Ifemelu quitte le Nigeria pour poursuivre ses études aux États-Unis. La jeune femme laisse derrière elle son grand amour Obinze et débarque sur le sol américain pleine d’espoir. Pendant quinze ans, elle tentera de trouver sa place dans un pays où la discrimination n’est pas un vain mot avant de revenir finalement vers son pays natal. Entre temps elle aura vécu plusieurs histoires de cœur plus ou moins compliqués et aura surtout connu un immense succès grâce à son blog « Observations diverses sur les noirs américains par une noire non-américaine ».
Adichie déploie sur 500 pages une fresque sociale ample et sensible, une expérience de l’exil riche de rêves et de désillusions. Elle propose également une réflexion profonde sur la condition noire, du Nigeria aux Etats-Unis, mais vue par une « intelligentsia » aisée et cultivée très éloignée de la réalité quotidienne je trouve. Ifemelu côtoie en Amérique des blancs bobos pour lesquels antiracisme rime forcément avec charité. Quant à ses amis noirs, profs d’université et artistes, ils incarnent un esprit de gauche élitiste et pédant qui me hérisse le poil. De retour au Nigeria, elle évolue au milieu d’une diaspora enrichie par la corruption et fascinée par un mode de vie consumériste à l’occidentale. J’ai bien saisi le coté souvent satirique du propos mais il n’y a personne dans cette galerie de portraits pourtant riches en couleur qui trouve grâce à mes yeux. Finalement mon passage préféré restera son arrivée en Amérique chez sa tante et ses premiers pas sur le campus où, sans le sou, elle tire le diable par la queue.
A part ça j’ai aimé l’insolence d’Ifemelu, sa volonté sans faille de se construire seule malgré les obstacles. Mais son caractère, sa relation aux autres souvent pleine d’arrogance et d’un certain mépris la rendent assez antipathique et ne m’ont pas permis de m’attacher à elle.

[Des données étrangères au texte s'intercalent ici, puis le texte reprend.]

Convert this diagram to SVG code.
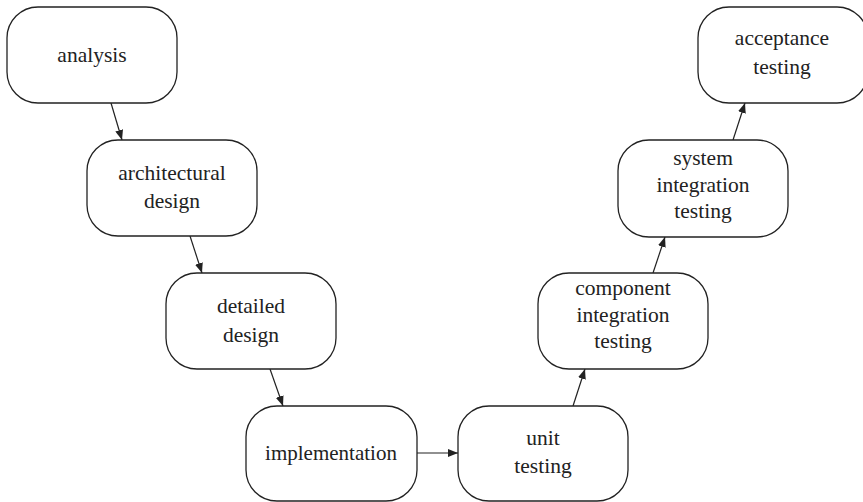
<svg xmlns="http://www.w3.org/2000/svg" width="863" height="502" viewBox="0 0 863 502">
<defs>
<marker id="ah" viewBox="0 0 10 8" refX="10" refY="4" markerWidth="10" markerHeight="8" markerUnits="userSpaceOnUse" orient="auto">
<path d="M0,0 L10,4 L0,8 Z" fill="#222"/>
</marker>
</defs>
<rect width="863" height="502" fill="#fff"/>
<g id="connectors" stroke="#222" stroke-width="1.2" fill="none" marker-end="url(#ah)">
<line x1="111" y1="103" x2="122" y2="140"/>
<line x1="190" y1="236" x2="202" y2="273"/>
<line x1="270" y1="369" x2="283" y2="406"/>
<line x1="417" y1="453" x2="458" y2="453"/>
<line x1="573" y1="406" x2="585" y2="369"/>
<line x1="653" y1="273" x2="665" y2="237"/>
<line x1="733" y1="140" x2="745" y2="103"/>
</g>
<g id="analysis">
<rect x="7" y="7" width="170" height="96" rx="31" fill="#fff" stroke="#222" stroke-width="1.3"/>
<text x="92" y="62" style="font-family:'Liberation Serif','Times New Roman',serif;font-size:21.5px;text-anchor:middle;fill:#222">analysis</text>
</g>
<g id="architectural-design">
<rect x="87" y="140" width="170" height="96" rx="31" fill="#fff" stroke="#222" stroke-width="1.3"/>
<text x="172" y="180" style="font-family:'Liberation Serif','Times New Roman',serif;font-size:21.5px;text-anchor:middle;fill:#222">architectural</text>
<text x="172" y="208" style="font-family:'Liberation Serif','Times New Roman',serif;font-size:21.5px;text-anchor:middle;fill:#222">design</text>
</g>
<g id="detailed-design">
<rect x="166" y="273" width="170" height="96" rx="31" fill="#fff" stroke="#222" stroke-width="1.3"/>
<text x="251" y="313" style="font-family:'Liberation Serif','Times New Roman',serif;font-size:21.5px;text-anchor:middle;fill:#222">detailed</text>
<text x="251" y="342" style="font-family:'Liberation Serif','Times New Roman',serif;font-size:21.5px;text-anchor:middle;fill:#222">design</text>
</g>
<g id="implementation">
<rect x="246" y="406" width="171" height="95" rx="31" fill="#fff" stroke="#222" stroke-width="1.3"/>
<text x="331" y="460" style="font-family:'Liberation Serif','Times New Roman',serif;font-size:21px;text-anchor:middle;fill:#222">implementation</text>
</g>
<g id="unit-testing">
<rect x="458" y="406" width="170" height="95" rx="31" fill="#fff" stroke="#222" stroke-width="1.3"/>
<text x="543" y="445" style="font-family:'Liberation Serif','Times New Roman',serif;font-size:21.5px;text-anchor:middle;fill:#222">unit</text>
<text x="543" y="473" style="font-family:'Liberation Serif','Times New Roman',serif;font-size:21.5px;text-anchor:middle;fill:#222">testing</text>
</g>
<g id="component-integration-testing">
<rect x="538" y="273" width="170" height="96" rx="31" fill="#fff" stroke="#222" stroke-width="1.3"/>
<text x="623" y="295" style="font-family:'Liberation Serif','Times New Roman',serif;font-size:21.5px;text-anchor:middle;fill:#222">component</text>
<text x="623" y="322" style="font-family:'Liberation Serif','Times New Roman',serif;font-size:21.5px;text-anchor:middle;fill:#222">integration</text>
<text x="623" y="348" style="font-family:'Liberation Serif','Times New Roman',serif;font-size:21.5px;text-anchor:middle;fill:#222">testing</text>
</g>
<g id="system-integration-testing">
<rect x="618" y="140" width="170" height="97" rx="31" fill="#fff" stroke="#222" stroke-width="1.3"/>
<text x="703" y="165" style="font-family:'Liberation Serif','Times New Roman',serif;font-size:21.5px;text-anchor:middle;fill:#222">system</text>
<text x="703" y="192" style="font-family:'Liberation Serif','Times New Roman',serif;font-size:21.5px;text-anchor:middle;fill:#222">integration</text>
<text x="703" y="218" style="font-family:'Liberation Serif','Times New Roman',serif;font-size:21.5px;text-anchor:middle;fill:#222">testing</text>
</g>
<g id="acceptance-testing">
<rect x="698" y="7" width="170" height="96" rx="31" fill="#fff" stroke="#222" stroke-width="1.3"/>
<text x="782" y="45" style="font-family:'Liberation Serif','Times New Roman',serif;font-size:21.5px;text-anchor:middle;fill:#222">acceptance</text>
<text x="782" y="74" style="font-family:'Liberation Serif','Times New Roman',serif;font-size:21.5px;text-anchor:middle;fill:#222">testing</text>
</g>
</svg>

Autre bémol (oui, je sais, ça commence à faire beaucoup), la fin sirupeuse et dégoulinante de guimauve donne des faux-airs de bluette à un roman qui se veut, et à juste titre, bien plus ambitieux qu’une simple histoire à l’eau de rose.
Je me demande quand même pourquoi je ne me suis pas davantage laissé embarquer par ce texte moderne et enlevé. Peut-être parce qu’il est trop féminin ? Peut-être parce que mes références littéraires sur la condition noire sont venues parasiter ma lecture. Quand on a en tête Chester Himes, Ernest J. Gaines, Walter Mosley ou Iceberg Slim, les billets d’Ifemelu sur son blog ou les réflexions de ses amis paraissent bien fades. Quoi qu’il en soit, je ne regrette pas une seconde d’avoir découvert ce roman-fleuve et la voix d’une auteure à la personnalité très marquée.